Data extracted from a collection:
--- begin ---

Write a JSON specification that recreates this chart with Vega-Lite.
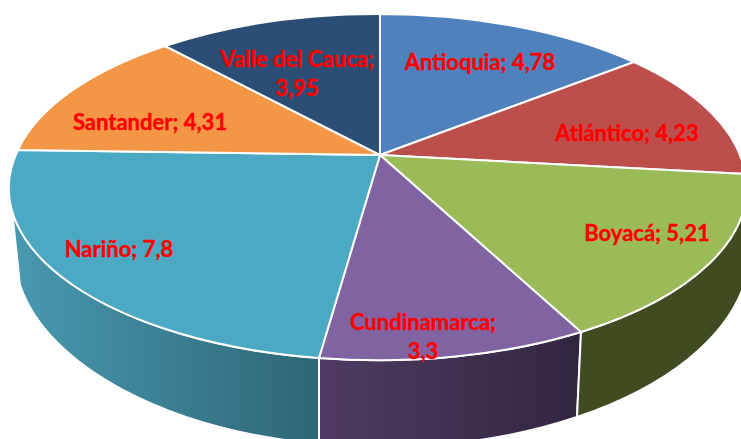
{
"$schema":"https://vega.github.io/schema/vega-lite/v6.json",
"width":741,"height":439,"padding":0,"autosize":{"type":"none"},
"background":"white",
"config":{"view":{"stroke":null}},
"data":{"values":[
{"name":"Antioquia","value":4.78,"label":"Antioquia; 4,78"},
{"name":"Atlántico","value":4.23,"label":"Atlántico; 4,23"},
{"name":"Boyacá","value":5.21,"label":"Boyacá; 5,21"},
{"name":"Cundinamarca","value":3.3,"label":"Cundinamarca;\n3,3"},
{"name":"Nariño","value":7.8,"label":"Nariño; 7,8"},
{"name":"Santander","value":4.31,"label":"Santander; 4,31"},
{"name":"Valle del Cauca","value":3.95,"label":"Valle del Cauca;\n3,95"}
]},
"resolve":{"scale":{"x":"independent","y":"independent","shape":"independent","fill":"independent"}},
"layer":[
{"transform":[{"filter":"datum.name==='Nariño'"}],
 "mark":{"type":"point","filled":true,"opacity":1,"size":4,"stroke":"white","strokeWidth":2,
  "shape":"M-368,55 A368,172 0 0 0 -61,203 L-61,289 A366,197 0 0 1 -360,130 Z",
  "fill":{"gradient":"linear","x1":0,"y1":0,"x2":1,"y2":0,"stops":[{"offset":0,"color":"#4899b1"},{"offset":1,"color":"#2e6674"}]}},
 "encoding":{"x":{"datum":0,"type":"quantitative","scale":{"domain":[-380,361]},"axis":null},"y":{"datum":0,"type":"quantitative","scale":{"domain":[284,-155]},"axis":null}}},
{"transform":[{"filter":"datum.name==='Cundinamarca'"}],
 "mark":{"type":"point","filled":true,"opacity":1,"size":4,"stroke":"white","strokeWidth":2,
  "shape":"M-61,203 A368,172 0 0 0 201,177 L197,262 A366,197 0 0 1 -61,289 Z",
  "fill":{"gradient":"linear","x1":0,"y1":0,"x2":1,"y2":0,"stops":[{"offset":0,"color":"#4f3b63"},{"offset":1,"color":"#312640"}]}},
 "encoding":{"x":{"datum":0,"type":"quantitative","scale":{"domain":[-380,361]},"axis":null},"y":{"datum":0,"type":"quantitative","scale":{"domain":[284,-155]},"axis":null}}},
{"transform":[{"filter":"datum.name==='Boyacá'"}],
 "mark":{"type":"point","filled":true,"opacity":1,"size":4,"stroke":"white","strokeWidth":2,
  "shape":"M201,177 A368,172 0 0 0 365,44 L365,127 A366,197 0 0 1 197,262 Z",
  "fill":"#3f4b21"},
 "encoding":{"x":{"datum":0,"type":"quantitative","scale":{"domain":[-380,361]},"axis":null},"y":{"datum":0,"type":"quantitative","scale":{"domain":[284,-155]},"axis":null}}},
{"mark":{"type":"point","filled":true,"opacity":1,"size":4,"stroke":"white","strokeWidth":2},
 "encoding":{
  "x":{"datum":0,"type":"quantitative","scale":{"domain":[-380,361]},"axis":null},
  "y":{"datum":0,"type":"quantitative","scale":{"domain":[284,-155]},"axis":null},
  "fill":{"field":"name","type":"nominal","legend":null,"scale":{"domain":["Antioquia","Atlántico","Boyacá","Cundinamarca","Nariño","Santander","Valle del Cauca"],"range":["#4f81bd","#bc4f4c","#9bbb59","#8064a2","#4ba9c4","#f39645","#2c4d75"]}},
  "shape":{"field":"name","type":"nominal","legend":null,"scale":{"domain":["Antioquia","Atlántico","Boyacá","Cundinamarca","Nariño","Santander","Valle del Cauca"],"range":[
   "M0,0 L0,-141 A368,172 0 0 1 254,-93 Z",
   "M0,0 L254,-93 A368,172 0 0 1 365,19 Z",
   "M0,0 L365,19 A368,172 0 0 1 201,177 Z",
   "M0,0 L201,177 A368,172 0 0 1 -61,203 Z",
   "M0,0 L-61,203 A368,172 0 0 1 -362,-5 Z",
   "M0,0 L-362,-5 A368,172 0 0 1 -215,-109 Z",
   "M0,0 L-215,-109 A368,172 0 0 1 0,-141 Z"]}}
 }},
{"mark":{"type":"text","font":"Lato","fontWeight":"bold","fontSize":22,"color":"#ff0000","stroke":"#ff0000","strokeWidth":0.4,"align":"center","baseline":"middle","lineBreak":"\n","lineHeight":29},
 "encoding":{
  "text":{"field":"label","type":"nominal"},
  "x":{"field":"value","type":"quantitative","axis":null,"scale":{"zero":false,"nice":false,"domain":[3.3,3.95,4.23,4.31,4.78,5.21,7.8],"range":[423,297,627,150,480,647,119]}},
  "y":{"field":"value","type":"quantitative","axis":null,"scale":{"zero":false,"nice":false,"domain":[3.3,3.95,4.23,4.31,4.78,5.21,7.8],"range":[323,60,134,123,63,234,250]}}
 }}
]
}
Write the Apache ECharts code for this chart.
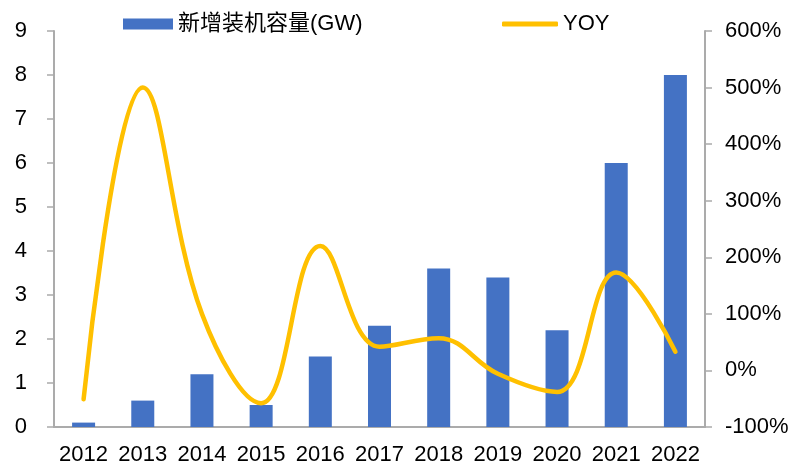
<!DOCTYPE html>
<html>
<head>
<meta charset="utf-8">
<script src="https://cdn.jsdelivr.net/npm/echarts@6/dist/echarts.min.js"></script>
<style>
  html, body { margin: 0; padding: 0; background: #fff; }
  #chart { width: 796px; height: 466px; }
</style>
</head>
<body>
<div id="chart"></div>
<script>
var years = ['2012', '2013', '2014', '2015', '2016', '2017', '2018', '2019', '2020', '2021', '2022'];
var capacity = [0.1, 0.6, 1.2, 0.5, 1.6, 2.3, 3.6, 3.4, 2.2, 6.0, 8.0];
var yoy = [-51, 500, 100, -58, 220, 42, 57, -6, -38, 173, 33];

var font = '"Liberation Sans", Arial, "Noto Sans CJK SC", sans-serif';
var axisGray = '#ABABAB';

var chart = echarts.init(document.getElementById('chart'));
var option = {
  animation: false,
  textStyle: { fontFamily: font },
  legend: [
    {
      data: [{ name: '新增装机容量(GW)', icon: 'rect' }],
      left: 118, top: 8,
      itemWidth: 50, itemHeight: 11,
      textStyle: { fontSize: 22, color: '#000', fontFamily: font }
    },
    {
      data: [{ name: 'YOY', icon: 'roundRect' }],
      left: 497, top: 8,
      itemWidth: 56, itemHeight: 5,
      textStyle: { fontSize: 22, color: '#000', fontFamily: font }
    }
  ],
  grid: { left: 54, right: 91, top: 31, bottom: 38, containLabel: false },
  xAxis: {
    type: 'category',
    data: years,
    axisLine: { lineStyle: { color: axisGray, width: 2 } },
    axisTick: { show: false },
    axisLabel: { color: '#000', fontSize: 22, margin: 17, interval: 0, fontFamily: font }
  },
  yAxis: [
    {
      type: 'value', min: 0, max: 9, interval: 1,
      splitLine: { show: false },
      axisLine: { show: true, lineStyle: { color: axisGray, width: 2 } },
      axisTick: { show: true, length: 7, lineStyle: { color: axisGray, width: 1.5 } },
      axisLabel: { color: '#000', fontSize: 22, margin: 27, fontFamily: font }
    },
    {
      type: 'value', min: -100, max: 600, interval: 100,
      position: 'right',
      splitLine: { show: false },
      axisLine: { show: true, lineStyle: { color: axisGray, width: 2 } },
      axisTick: { show: true, length: 7, lineStyle: { color: axisGray, width: 1.5 } },
      axisLabel: { color: '#000', fontSize: 22, margin: 20, fontFamily: font, formatter: '{value}%' }
    }
  ],
  series: [
    {
      name: '新增装机容量(GW)',
      type: 'bar',
      data: capacity,
      barWidth: 23,
      itemStyle: { color: '#4472C4' }
    },
    {
      name: 'YOY',
      type: 'line',
      yAxisIndex: 1,
      data: yoy,
      smooth: 0.4,
      symbol: 'none',
      lineStyle: { color: '#FFC000', width: 4.5, cap: 'round' },
      itemStyle: { color: '#FFC000' }
    }
  ]
};
chart.setOption(option);
</script>
</body>
</html>
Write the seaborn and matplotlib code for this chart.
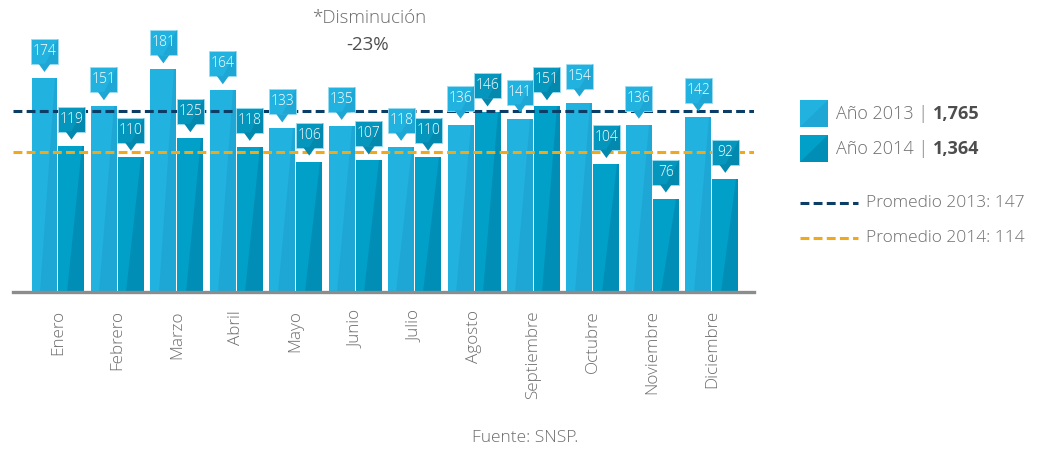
import matplotlib
matplotlib.use("Agg")
import matplotlib.pyplot as plt
import pandas as pd
import seaborn as sns
from matplotlib.patches import Polygon, Rectangle
from matplotlib.lines import Line2D

# ---- data -------------------------------------------------------------
meses = ["Enero", "Febrero", "Marzo", "Abril", "Mayo", "Junio", "Julio",
         "Agosto", "Septiembre", "Octubre", "Noviembre", "Diciembre"]
valores_2013 = [174, 151, 181, 164, 133, 135, 118, 136, 141, 154, 136, 142]
valores_2014 = [119, 110, 125, 118, 106, 107, 110, 146, 151, 104, 76, 92]
series = ["Año 2013", "Año 2014"]
totales = ["1,765", "1,364"]
promedios = [147, 114]
promedio_labels = ["Promedio 2013: 147", "Promedio 2014: 114"]
titulo = "*Disminución"
variacion = "-23%"
fuente = "Fuente: SNSP."

# ---- styling ----------------------------------------------------------
col_main = ["#22b2df", "#00a0c8"]
col_shade = ["#1ea7d5", "#018eb6"]
col_box = ["#22b2df", "#0596be"]
col_box_shade = ["#1ea7d5", "#0388ae"]
col_avg = ["#0c3d66", "#f0a81c"]
txt_col = "#6e6e6e"

sns.set_theme(style="white")
plt.rcParams["font.family"] = ["Open Sans", "DejaVu Sans"]

W, H = 1037, 450
fig = plt.figure(figsize=(W / 100, H / 100), dpi=100)
ax = fig.add_axes([13 / W, 1 - 292 / H, (754 - 13) / W, (292 - 5) / H])

df = pd.DataFrame({
    "mes": meses * 2,
    "valor": valores_2013 + valores_2014,
    "serie": [series[0]] * len(meses) + [series[1]] * len(meses),
})

sns.barplot(data=df, x="mes", y="valor", hue="serie", order=meses,
            hue_order=series, palette=col_main, width=0.908, gap=0.037,
            legend=False, ax=ax, saturation=1, linewidth=0, errorbar=None)

ax.set_xlim(-0.757, 11.71)
ymax = 287 / 1.23
ax.set_ylim(0, ymax)
px = ymax / 287.0  # data units per pixel (vertical)
pxx = 1 / 59.45    # data units per pixel (horizontal)

# diagonal shading on bars and value callouts
for k, cont in enumerate(ax.containers):
    for rect in cont:
        x, w, h = rect.get_x(), rect.get_width(), rect.get_height()
        ax.add_patch(Polygon([(x + 0.32 * w, 0), (x + w, 0), (x + w, h),
                              (x + 0.9 * w, h)], closed=True,
                             facecolor=col_shade[k], edgecolor="none",
                             zorder=rect.get_zorder() + 0.1))
        b0 = h + 14 * px
        bh = 25 * px
        ax.add_patch(Rectangle((x - 0.5 * pxx, b0), w + pxx, bh,
                               facecolor=col_box[k], edgecolor="#9adcf2",
                               linewidth=0.6, zorder=5))
        ax.add_patch(Polygon([(x + 0.5 * w, b0), (x + w + 0.5 * pxx, b0),
                              (x + w + 0.5 * pxx, b0 + bh)], closed=True,
                             facecolor=col_box_shade[k], edgecolor="none",
                             zorder=5.1))
        cx = x + w / 2
        ax.add_patch(Polygon([(cx - 6 * pxx, b0 + 0.3 * px),
                              (cx + 6 * pxx, b0 + 0.3 * px),
                              (cx, h + 6 * px)], closed=True,
                             facecolor=col_box_shade[k], edgecolor="none",
                             zorder=5))
        ax.text(cx, b0 + bh / 2, f"{int(round(h))}", ha="center",
                va="center", color="white", fontsize=10,
                fontweight="light", zorder=6)

# average lines
for k, v in enumerate(promedios):
    ax.axhline(v, color=col_avg[k], linewidth=2.2, dashes=(2.9, 1.4),
               zorder=4)

# axes cosmetics
for s in ["top", "right", "left"]:
    ax.spines[s].set_visible(False)
ax.spines["bottom"].set_color("#8c8c8c")
ax.spines["bottom"].set_linewidth(2.4)
ax.set_yticks([])
ax.set_xlabel("")
ax.set_ylabel("")
ax.tick_params(axis="x", length=0, pad=13)
for lab in ax.get_xticklabels():
    lab.set_rotation(90)
    lab.set_fontsize(12.3)
    lab.set_color(txt_col)
    lab.set_fontweight("light")
    lab.set_va("top")
    lab.set_ha("center")


def fx(x):
    return x / W


def fy(y):
    return 1 - y / H


# title annotation
fig.text(fx(369), fy(18), titulo, ha="center", va="center", fontsize=13.5,
         color=txt_col, fontweight="light")
fig.text(fx(368), fy(45), variacion, ha="center", va="center", fontsize=13.5,
         color="#4f4f4f", fontweight="normal")

# legend: series swatches
sq_top = [100, 135]
renderer = fig.canvas.get_renderer()
for k in range(2):
    y0 = sq_top[k]
    fig.patches.append(Rectangle((fx(800), fy(y0 + 27)), 28 / W, 27 / H,
                                 transform=fig.transFigure,
                                 facecolor=col_main[k], edgecolor="none"))
    fig.patches.append(Polygon([(fx(800), fy(y0 + 27)), (fx(828), fy(y0 + 27)),
                                (fx(828), fy(y0))], closed=True,
                               transform=fig.transFigure,
                               facecolor=col_shade[k], edgecolor="none"))
    t1 = fig.text(fx(836), fy(y0 + 14), series[k] + " | ", ha="left",
                  va="center", fontsize=13, color=txt_col, fontweight="light")
    bb = t1.get_window_extent(renderer=renderer)
    fig.text(bb.x1 / W, fy(y0 + 14), totales[k], ha="left", va="center",
             fontsize=13, color="#4d4d4d", fontweight="bold")

# legend: average lines
for k, yy in enumerate([203, 238]):
    fig.lines.append(Line2D([fx(800), fx(858)], [fy(yy), fy(yy)],
                            transform=fig.transFigure, color=col_avg[k],
                            linewidth=2.2, dashes=(2.9, 1.4)))
    fig.text(fx(866), fy(yy), promedio_labels[k], ha="left", va="center",
             fontsize=12.5, color=txt_col, fontweight="light")

fig.text(fx(525), fy(438), fuente, ha="center", va="center", fontsize=12.5,
         color=txt_col, fontweight="light")

fig.savefig("out.png", dpi=100)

--- end ---

Task objective:
Every line from the one containing "Write the seaborn" through the one containing "from matplotlib.lines import Line2D" should be quoted exactly, and no other lines; keep pictures out of the copy.

Output of the task:
Write the seaborn and matplotlib code for this chart.
import matplotlib
matplotlib.use("Agg")
import matplotlib.pyplot as plt
import pandas as pd
import seaborn as sns
from matplotlib.patches import Polygon, Rectangle
from matplotlib.lines import Line2D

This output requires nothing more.